Ten of the most evident examples chronicled below are:


2011 – Google Buzz social network did not give users the privacy control they represented;


2012 – Google completely changed its privacy policy for Google+ without users’ affirmative consent;


2012 – Google hacked Safari browser to track Apple’s users and serve them ads without consent;


2013 – Google Play shared personal info with app developers without user knowledge/consent;


2013 – Google Wallet shared users’ personal info with app developers without user knowledge/consent;


2014 – Google+ forced users to publicly associate with people they do not know without their consent;


2015 – Google Education made the Student Privacy Pledge, but does not abide by its representations;


2016 – Google-DoubleClick combined personal info and ad tracking data after promising it would not;


2017 – Google secretly tracked users in-store purchase activity without user knowledge/consent; and


2018 – Google-YouTube uses minors’ personal info without required parental knowledge/consent.

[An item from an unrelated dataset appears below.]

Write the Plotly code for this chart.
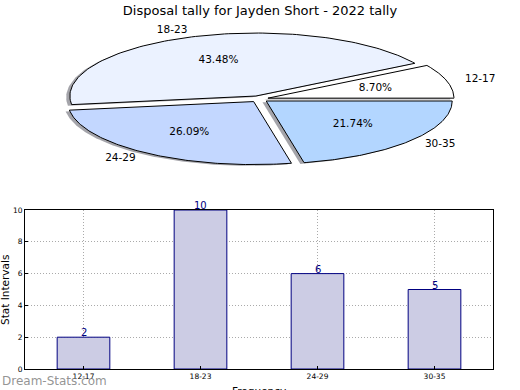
import numpy as np
import plotly.graph_objects as go

title = "Disposal tally for Jayden Short - 2022 tally"
categories = ["12-17", "18-23", "24-29", "30-35"]
counts = [2, 10, 6, 5]
slice_colors = ["#ffffff", "#ebf2ff", "#c3d7ff", "#b3d6ff"]
y_ticks = [0, 2, 4, 6, 8, 10]

explode = 0.05
shadow_off = (-0.02, -0.02)

fig = go.Figure()

total = sum(counts)
fracs = [c / total for c in counts]
starts = np.concatenate([[0], np.cumsum(fracs)[:-1]]) * 360
ends = np.cumsum(fracs) * 360

def wedge(t1, t2, cx, cy):
    th = np.radians(np.linspace(t1, t2, 120))
    xs = np.concatenate([[cx], cx + np.cos(th), [cx]])
    ys = np.concatenate([[cy], cy + np.sin(th), [cy]])
    return xs, ys

centers = []
for t1, t2 in zip(starts, ends):
    mid = np.radians((t1 + t2) / 2)
    centers.append((explode * np.cos(mid), explode * np.sin(mid), mid))

# shadows
for (cx, cy, mid), t1, t2 in zip(centers, starts, ends):
    xs, ys = wedge(t1, t2, cx + shadow_off[0], cy + shadow_off[1])
    fig.add_trace(go.Scatter(x=xs, y=ys, mode="lines", fill="toself",
                             fillcolor="rgba(90,90,100,0.55)", line=dict(width=0),
                             xaxis="x2", yaxis="y2", hoverinfo="skip", showlegend=False))
# wedges
for (cx, cy, mid), t1, t2, col in zip(centers, starts, ends, slice_colors):
    xs, ys = wedge(t1, t2, cx, cy)
    fig.add_trace(go.Scatter(x=xs, y=ys, mode="lines", fill="toself",
                             fillcolor=col, line=dict(width=1, color="black"),
                             xaxis="x2", yaxis="y2", hoverinfo="skip", showlegend=False))

# labels
for (cx, cy, mid), cat, fr in zip(centers, categories, fracs):
    lx = cx + 1.1 * np.cos(mid)
    ly = cy + 1.1 * np.sin(mid)
    fig.add_trace(go.Scatter(x=[lx], y=[ly], mode="text", text=[cat],
                             textposition="middle right" if lx > 0 else "middle left",
                             textfont=dict(size=10.5, color="black", family="DejaVu Sans"),
                             xaxis="x2", yaxis="y2", hoverinfo="skip", showlegend=False))
    px_ = cx + 0.6 * np.cos(mid)
    py_ = cy + 0.6 * np.sin(mid)
    fig.add_trace(go.Scatter(x=[px_], y=[py_], mode="text", text=[f"{fr*100:.2f}%"],
                             textposition="middle center",
                             textfont=dict(size=10.5, color="black", family="DejaVu Sans"),
                             xaxis="x2", yaxis="y2", hoverinfo="skip", showlegend=False))

# bars
xpos = list(range(len(categories)))
fig.add_trace(go.Bar(x=xpos, y=counts, width=0.45,
                     marker=dict(color="#ccccE4", line=dict(color="#000080", width=1)),
                     xaxis="x", yaxis="y", showlegend=False))

rx, ry = 186.0, 63.0
cxp, cyp = 259.0, 99.0
pie_h = 195.0

grid = dict(showgrid=True, gridcolor="#aaaaaa", griddash="1px,2px", gridwidth=1)

annotations = [
    dict(text=str(c), x=i, y=c, xref="x", yref="y", showarrow=False,
         xanchor="center", yanchor="bottom", yshift=-3,
         font=dict(size=10, color="#000080", family="DejaVu Sans"))
    for i, c in zip(xpos, counts)
]
annotations += [
    dict(text="Stat Intervals", x=5 / 520, y=(390 - 290) / 390,
         xref="paper", yref="paper", textangle=-90, showarrow=False,
         xanchor="center", yanchor="middle", font=dict(size=10.5, color="black")),
    dict(text="Frequency", x=259 / 520, y=(390 - 383) / 390, xref="paper", yref="paper",
         showarrow=False, xanchor="center", yanchor="top", font=dict(size=10.5, color="black")),
    dict(text="Dream-Stats.com", x=0, y=(390 - 381) / 390, xref="paper", yref="paper",
         showarrow=False, xanchor="left", yanchor="middle",
         font=dict(size=12, color="rgba(120,120,120,0.8)")),
]

fig.update_layout(
    width=520, height=390,
    margin=dict(l=0, r=0, t=0, b=0, autoexpand=False),
    paper_bgcolor="white", plot_bgcolor="white",
    font=dict(family="DejaVu Sans", color="black"),
    title=dict(text=title, x=0.5, xanchor="center", y=1 - 10 / 390, yanchor="middle",
               automargin=False,
               font=dict(size=13, family="DejaVu Sans", color="black")),
    xaxis2=dict(domain=[0, 1], range=[-cxp / rx, (520 - cxp) / rx], visible=False,
                anchor="y2", fixedrange=True, automargin=False),
    yaxis2=dict(domain=[0.5, 1], range=[-(pie_h - cyp) / ry, cyp / ry], visible=False,
                anchor="x2", fixedrange=True, automargin=False),
    xaxis=dict(domain=[25 / 520, 493 / 520], range=[-0.5, 3.5], anchor="y",
               tickmode="array", tickvals=xpos, ticktext=categories,
               showline=True, linecolor="black", linewidth=1, mirror=True,
               ticks="inside", ticklen=3, tickcolor="black", automargin=False,
               tickfont=dict(size=7.5, color="black"), zeroline=False, **grid),
    yaxis=dict(domain=[21 / 390, 180 / 390], range=[0, 10], anchor="x",
               tickmode="array", tickvals=y_ticks,
               showline=True, linecolor="black", linewidth=1, mirror=True,
               ticks="inside", ticklen=3, tickcolor="black", automargin=False,
               tickfont=dict(size=7.5, color="black"), zeroline=False, **grid),
    annotations=annotations,
)

fig.write_html("out.html", config={"displayModeBar": False},
               post_script="document.body.style.margin='0';document.body.style.overflow='hidden';")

Disclosures: These public comments are my own. No one requested these public comments be submitted or has reviewed them prior to publication. I am Scott Cleland and served as Deputy U.S. Coordinator for International Communications & Information Policy in the George H. W. Bush Administration. I am President of Precursor LLC, an internetization consultancy specializing in how the Internet affects competition, markets, the economy, and policy, for Fortune 500 companies, some of which are Internet platform competitors. I am also Chairman of NetCompetition, a pro-competition e-forum supported by broadband interests. I have testified seven times before the Senate and House Antitrust Subcommittees on antitrust matters, twice before House Subcommittees on Privacy, and overall, eight different congressional subcommittees have sought my expert testimony a total of sixteen times. When I served as an investment analyst, Institutional Investor twice ranked me the #1 independent analyst in communications.